Microstructural, Magnetic, and Optical Properties of Pr-Doped Perovskite Manganite La(0.67)Ca(0.33)MnO(3) Nanoparticles Synthesized via Sol-Gel Process

We report on microstructural, magnetic, and optical properties of Pr-doped perovskite manganite (La(1 − x)Pr(x))(0.67)Ca(0.33)MnO(3) (LPCMO, x = 0.0–0.5) nanoparticles synthesized via sol-gel process. Structural characterizations (X-ray and electron diffraction patterns, (high resolution) TEM images) provide information regarding the phase formation and the single-crystalline nature of the LPCMO systems. X-ray and electron diffraction patterns reveal that all the LPCMO samples crystallize in perovskite crystallography with an orthorhombic structure (Pnma space group), where the MnO(6) octahedron is elongated along the b axis due to the Jahn-Teller effect.

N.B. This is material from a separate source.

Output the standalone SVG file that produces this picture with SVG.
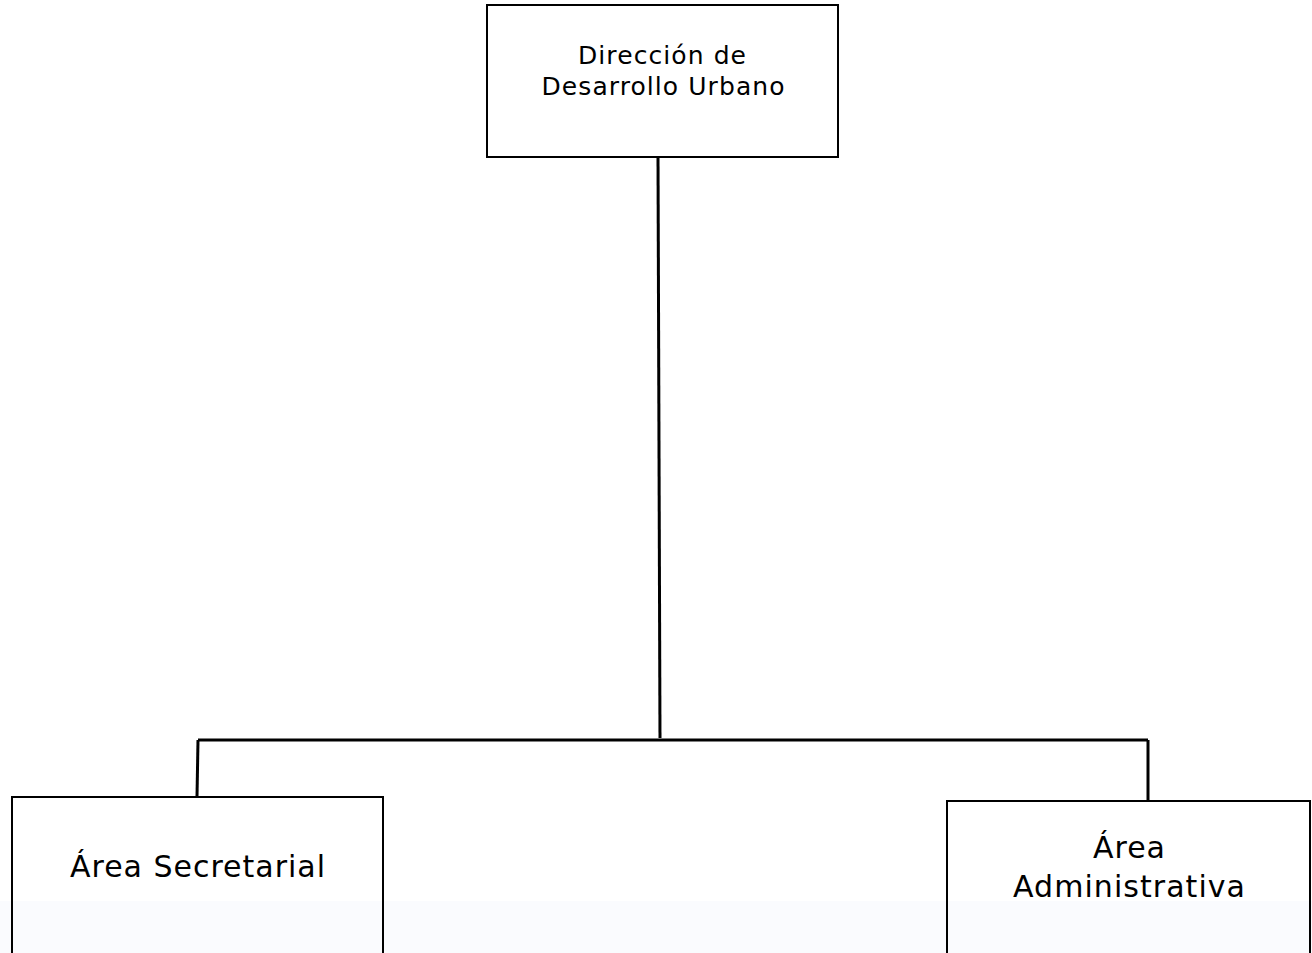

That is confirmed by Raman spectra. Crystallite sizes and grain sizes were calculated from XRD and TEM respectively, and the lattice fringes resolved in the high-resolution TEM images of individual LPCMO nanoparticle confirmed its single-crystalline nature. FTIR spectra identify the characteristic Mn–O bond stretching vibration mode near 600 cm(− 1), which shifts towards high wavenumbers with increasing post-annealing temperature or Pr-doping concentration, resulting in further distortion of the MnO(6) octahedron. XPS revealed dual oxidation states of Mn(3+) and Mn(4+) in the LPCMO nanoparticles. UV-vis absorption spectra confirm the semiconducting nature of the LPCMO nanoparticles with optical bandgaps of 2.55–2.71 eV. Magnetic measurements as a function of temperature and magnetic field at field cooling and zero-field cooling modes, provided a Curie temperature around 230 K, saturation magnetization of about 81 emu/g, and coercive field of 390 Oe at 10 K. Such magnetic properties and the semiconducting nature of the LPCMO nanoparticles will make them as suitable candidate for magnetic semiconductor spintronics.